La Terrasse, Dinard

John Duncan Fergusson

DESCRIPTION

In 1913 the dancer and choreographer, Margaret Morris, called unannounced at Fergusson’s Paris studio. Their meeting was a coup de foudre and led to a lifelong partnership. The first years of their life together were spent in London during WW1 centred on Morris’s dance school. After the war, Margaret held summer schools in French resorts including Dinard in 1920 where Fergusson taught art and painted numerous sketches and watercolours. His immediate post-war paintings have a decorative rhythm and frieze-like quality celebrating his love of France – and peace.  

DETAILS
  • Artist

    John Duncan Fergusson

  • Date

    1931

  • Medium

    Watercolour on paper

  • Object number

    308

  • Dimensions unframed

    14.6 × 19.1 cm

  • Dimensions framed

    32 × 36 cm

  • Place depicted

    Dinard (3021351)

  • Copyright

    © Courtesy of The Fergusson Gallery, Perth & Kinross Council

ARTIST PROFILE

John Duncan Fergusson RBA, 1874-1961

Born in Leith, John Duncan Fergusson’s youthful determination to become an artist was underwritten by his wine merchant father, leading to stints at two Paris Académies in the 1890s while on painting trips abroad. He finally settled in Edinburgh where his close friendship with Peploe led to a shared commitment to painting highly accomplished works that echoed the techniques of old masters and French moderns.

His full time move to Paris in 1907 plunged him into the social and artistic ferment with its exhibitions of Picasso, Matisse and Braque. Within months he was showing radical new work, influenced by the Fauves, at the progressive Salon d’Automne. In time Fergusson allied himself to a splinter group of the Fauves known as the Rhythmists, becoming founding art editor of its journal.

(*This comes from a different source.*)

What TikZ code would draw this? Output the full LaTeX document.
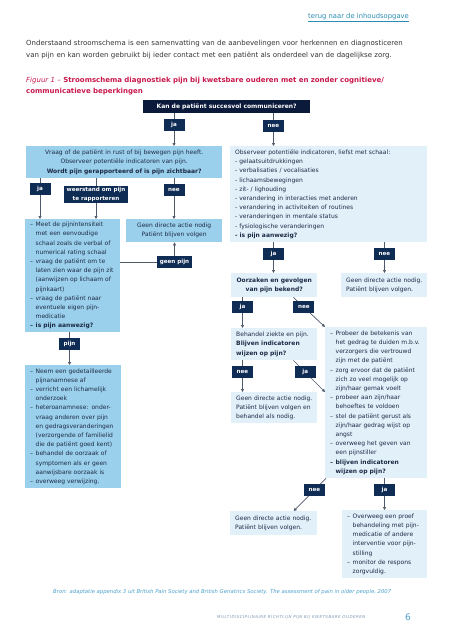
\documentclass[tikz,border=0pt]{standalone}
\usepackage{fontspec}
\setmainfont{DejaVu Sans}
\usetikzlibrary{arrows.meta,backgrounds,calc}

\definecolor{midblue}{HTML}{9BD0EC}
\definecolor{liteblue}{HTML}{E2F0FA}
\definecolor{navy}{HTML}{0F2C55}
\definecolor{qnavy}{HTML}{0B1A3B}
\definecolor{boxtext}{HTML}{1C2B45}
\definecolor{linegray}{HTML}{4E5A6A}
\definecolor{linkblue}{HTML}{2A8BB3}
\definecolor{capred}{HTML}{C8174C}
\definecolor{srcblue}{HTML}{4A9FCC}
\definecolor{footgray}{HTML}{7C97B0}
\definecolor{partext}{HTML}{333333}

\newcommand\dl[1]{\mbox{\makebox[5.5pt][l]{–}#1}}
\newcommand\il[1]{\mbox{\hspace*{5.5pt}#1}}

\tikzset{
  mid/.style={fill=midblue, text=boxtext, anchor=north west, inner xsep=5pt, inner ysep=2pt,
    font=\fontsize{6}{9.2}\selectfont},
  lite/.style={mid, fill=liteblue},
  lbl/.style={fill=navy, text=white, font=\fontsize{5.6}{9}\selectfont\bfseries,
    inner xsep=3pt, inner ysep=0pt, minimum height=12pt, minimum width=21pt},
  arr/.style={draw=linegray, line width=.7pt, -{Triangle[length=3pt,width=3pt]}},
}

\begin{document}
\begin{tikzpicture}[x=1pt,y=-1pt]
\useasboundingbox (0,0) rectangle (453,640);

% page text
\node[anchor=base west, inner sep=0, text=linkblue, font=\fontsize{6.8}{8}\selectfont] (link) at (308,18) {\underline{terug naar de inhoudsopgave}};
\node[anchor=base west, inner sep=0, text width=420pt, align=left, text=partext, font=\fontsize{7}{12}\selectfont] (intro) at (26,45)
 {Onderstaand stroomschema is een samenvatting van de aanbevelingen voor herkennen en diagnosticeren\\
  van pijn en kan worden gebruikt bij ieder contact met een patiënt als onderdeel van de dagelijkse zorg.};
\node[anchor=base west, inner sep=0, text width=420pt, align=left, text=capred, font=\fontsize{7}{11.5}\selectfont] (cap) at (26,82)
 {{\itshape Figuur 1 –} \textbf{Stroomschema diagnostiek pijn bij kwetsbare ouderen met en zonder cognitieve/}\\
  \textbf{communicatieve beperkingen}};

% boxes
\node[mid, fill=qnavy, text=white, font=\fontsize{6}{8}\selectfont\bfseries, inner sep=0pt, minimum width=167pt, minimum height=13pt] (Q) at (143,100) {Kan de patiënt succesvol communiceren?};

\node[mid, text width=186pt, minimum height=32pt, align=center] (A) at (26,146)
 {Vraag of de patiënt in rust of bij bewegen pijn heeft.\\
  Observeer potentiële indicatoren van pijn.\\
  \textbf{Wordt pijn gerapporteerd of is pijn zichtbaar?}};

\node[lite, text width=187pt, minimum height=96pt, align=left] (B) at (230,146)
 {Observeer potentiële indicatoren, liefst met schaal:\\
  - gelaatsuitdrukkingen\\
  - verbalisaties / vocalisaties\\
  - lichaamsbewegingen\\
  - zit- / lighouding\\
  - verandering in interacties met anderen\\
  - verandering in activiteiten of routines\\
  - veranderingen in mentale status\\
  - fysiologische veranderingen\\
  \textbf{- is pijn aanwezig?}};

\node[mid, text width=85pt, minimum height=113pt, align=left] (M) at (25,219)
 {\dl{Meet de pijnintensiteit}\\
  \il{met een eenvoudige}\\
  \il{schaal zoals de verbal of}\\
  \il{numerical rating schaal}\\
  \dl{vraag de patiënt om te}\\
  \il{laten zien waar de pijn zit}\\
  \il{(aanwijzen op lichaam of}\\
  \il{pijnkaart)}\\
  \dl{vraag de patiënt naar}\\
  \il{eventuele eigen pijn-}\\
  \il{medicatie}\\
  \textbf{\dl{is pijn aanwezig?}}};

\node[mid, text width=86pt, minimum height=23pt, align=center] (G1) at (126,219)
 {\mbox{Geen directe actie nodig}\\\mbox{Patiënt blijven volgen}};

\node[mid, text width=86pt, minimum height=123pt, align=left] (N) at (25,365)
 {\dl{Neem een gedetailleerde}\\
  \il{pijnanamnese af}\\
  \dl{verricht een lichamelijk}\\
  \il{onderzoek}\\
  \dl{heteroanamnese: onder-}\\
  \il{vraag anderen over pijn}\\
  \il{en gedragsveranderingen}\\
  \il{(verzorgende of familielid}\\
  \il{die de patiënt goed kent)}\\
  \dl{behandel de oorzaak of}\\
  \il{symptomen als er geen}\\
  \il{aanwijsbare oorzaak is}\\
  \dl{overweeg verwijzing.}};

\node[lite, text width=76pt, minimum height=24pt, align=center, font=\fontsize{6}{9.2}\selectfont\bfseries] (O) at (231,273)
 {\mbox{Oorzaken en gevolgen}\\\mbox{van pijn bekend?}};
\node[lite, text width=76pt, minimum height=24pt, align=left] (G2) at (341,273)
 {\mbox{Geen directe actie nodig.}\\\mbox{Patiënt blijven volgen.}};

\node[lite, text width=76pt, minimum height=32pt, align=left] (BH) at (231,328)
 {\mbox{Behandel ziekte en pijn.}\\\mbox{\textbf{Blijven indicatoren}}\\\mbox{\textbf{wijzen op pijn?}}};

\node[lite, text width=92pt, minimum height=151pt, align=left] (P) at (325,327)
 {\dl{Probeer de betekenis van}\\
  \il{het gedrag te duiden m.b.v.}\\
  \il{verzorgers die vertrouwd}\\
  \il{zijn met de patiënt}\\
  \dl{zorg ervoor dat de patiënt}\\
  \il{zich zo veel mogelijk op}\\
  \il{zijn/haar gemak voelt}\\
  \dl{probeer aan zijn/haar}\\
  \il{behoeftes te voldoen}\\
  \dl{stel de patiënt gerust als}\\
  \il{zijn/haar gedrag wijst op}\\
  \il{angst}\\
  \dl{overweeg het geven van}\\
  \il{een pijnstiller}\\
  \textbf{\dl{blijven indicatoren}}\\
  \textbf{\il{wijzen op pijn?}}};

\node[lite, text width=76pt, minimum height=31pt, align=left] (G3) at (231,392)
 {\mbox{Geen directe actie nodig.}\\\mbox{Patiënt blijven volgen en}\\\mbox{behandel als nodig.}};

\node[lite, text width=77pt, minimum height=24pt, align=left] (G4) at (230,511)
 {\mbox{Geen directe actie nodig.}\\\mbox{Patiënt blijven volgen.}};

\node[lite, text width=75pt, minimum height=68pt, align=left] (OV) at (342,510)
 {\dl{Overweeg een proef}\\
  \il{behandeling met pijn-}\\
  \il{medicatie of andere}\\
  \il{interventie voor pijn-}\\
  \il{stilling}\\
  \dl{monitor de respons}\\
  \il{zorgvuldig.}};

% labels
\node[lbl] (ja1) at (174,125) {ja};
\node[lbl] (nee1) at (273.5,126) {nee};
\node[lbl] (ja2) at (40,189) {ja};
\node[lbl, align=center, inner ysep=1.5pt] (weer) at (96,194.5) {weerstand om pijn\\te rapporteren};
\node[lbl] (nee2) at (174,190) {nee};
\node[lbl] (gp) at (174.5,262) {geen pijn};
\node[lbl] (pijn) at (69.5,344) {pijn};
\node[lbl] (ja3) at (273.5,254) {ja};
\node[lbl] (nee3) at (384.5,254) {nee};
\node[lbl] (ja4) at (242.5,307) {ja};
\node[lbl] (nee5) at (242.5,372) {nee};
\node[lbl] (ja6) at (384.5,490) {ja};

% connectors
\begin{scope}[on background layer]
\draw[arr] (Q.south -| ja1) -- (A.north -| ja1);
\draw[arr] (Q.south -| nee1) -- (B.north -| nee1);
\draw[arr] (A.south -| ja2) -- (M.north -| ja2);
\draw[arr] (A.south -| weer) -- (M.north -| weer);
\draw[arr] (A.south -| nee2) -- (G1.north -| nee2);
\draw[arr] (M.east |- gp) -- (gp.center) -- (G1.south -| gp);
\draw[arr] (M.south -| pijn) -- (N.north -| pijn);
\draw[arr] (B.south -| ja3) -- (O.north -| ja3);
\draw[arr] (B.south -| nee3) -- (G2.north -| nee3);
\draw[arr] (O.south -| ja4) -- (BH.north -| ja4);
\draw[arr] ([xshift=-24pt]O.south east) -- (P.north west) node[lbl, pos=.33] (nee4) {nee};
\draw[arr] (BH.south -| nee5) -- (G3.north -| nee5);
\draw[arr] ([xshift=-24pt]BH.south east) -- ([yshift=-65pt]P.north west) node[lbl, pos=.375] (ja5) {ja};
\draw[arr] ([xshift=1pt]P.south west) -- ([xshift=20pt]G4.north) node[lbl, pos=.36] (nee6) {nee};
\draw[arr] (P.south -| ja6) -- (OV.north -| ja6);
\end{scope}

% source and footer
\node[anchor=base west, inner sep=0, text=srcblue, font=\fontsize{5.3}{6}\selectfont\itshape] (src) at (53,593)
 {Bron: adaptatie appendix 3 uit British Pain Society and British Geriatrics Society. The assessment of pain in older people, 2007};
\node[anchor=base west, inner sep=0, text=footgray, font=\fontsize{4}{5}\selectfont\itshape\addfontfeatures{LetterSpace=12}] (foot) at (217,618)
 {MULTIDISCIPLINAIRE RICHTLIJN PIJN BIJ KWETSBARE OUDEREN};
\node[anchor=base west, inner sep=0, text=srcblue, font=\fontsize{9}{10}\selectfont] (pg) at (405,620) {6};
\end{tikzpicture}
\end{document}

A well-built, handsome swagger of a man, Fergusson had always been drawn to charismatic, confident women. The love of his life was Margaret Morris, one of the most innovative choreographers of the early 20th Century, whom he met in Paris before WW1.

The couple spent the war years in London moving back to France between the wars, where Fergusson’s produced a stream of landscapes and portraits that harked back to his pre-war colourist period and absorbed the innovative techniques of cubism. In 1939, Fergusson and Morris settled in Glasgow, where they remained for the rest of his life, revered as the Grand Old Man of the Scottish avant-garde.